Afghanistan is the worst victim of extremism and terrorism. From the godless Taliban to profane Islamic State, the terrorists have waged war not only against the government but civilians as well. Despite that the Afghan government has put the daunting task of improving law and order situation on the back burner. If this notion is untrue then the leaders would have taken practical security measures rather than making a set of hollow commitments and dissuading pledges. Afghans are trapped in terrorism but yet those sitting in the corridor of powers have focused on their own political goals and rusted policies which are futile. The hopes that the new government’s policies will usher in a whole new era of development and improved security have been dashed to the ground, long ago. Monday’s prison-break in Ghazni presents a vivid picture of the government’s performance. The Taliban succeeded in freeing 355 inmates from Ghazni prison, killing four policemen.

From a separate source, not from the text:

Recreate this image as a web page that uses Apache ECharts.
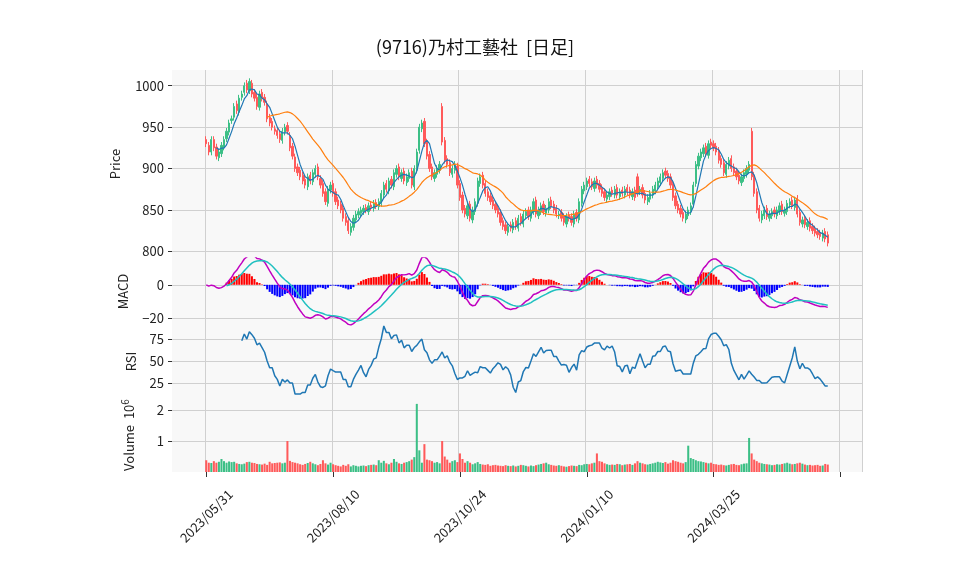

No doubt that Afghanistan in the post-Taliban era is facing different challenges such as infrastructure rebuilding, repatriation of refugees, improvement of national economy and security, but some of the issues are byproducts of the policymakers’ miscalculations and inattention.
From students to craftsmen, everyone is putting his hare into the country’s development and to build soft image of Afghanistan. Definitely, it is a never-ceasing journey but Afghans are not showing any sign of fatigue. However, it is the leadership which is confused and without clue. This uncertainty and trust-deficit is eroding public confidence.
Public representatives in the parliament and military affairs analysts have repeatedly urged the government in the last ten months to use power against the militants to calm the ongoing wave of frustration and violence. However, the authorities are still stick to the telephonic diplomacy to bring the warring groups to the negotiations’ table. Use of brutal force against the anti-state elements to prevent Ghazni-like jailbreak incident from repeating, is the only viable solution.
Since designs of the enemies are notorious and the national security forces have proven their mettle in the battles, now it’s time for the government to show courage and take tough decisions. The government should not miss the boat and take advantage of the infighting between the Taliban groups and use whatever resources are available at hand. It is very clear that security would not improve, unless the government makes a conscious choice—to remain silent or take action. As a first step, the government should warn Pakistan for providing shelter to militants and allowing Pakistani Taliban to attack Afghan security forces. To root out terrorism we shall deal with terrorists and their supporters with iron hands, whether sitting in the government or in the neighboring countries. First step in the mist of speculations and meager resources is thought difficult. If the first step is taken the rest is easy. For sure it would be an exhausting task needing extensive time to clear the country from miscreants and foreign-sponsored-terrorists, but it will prove fruitful. If the adamant Ghani administration remained stick to its policy of carrots, we will waste more time. Fighting Taliban should not be taken for chasing ghost. Militants are visible and got flesh.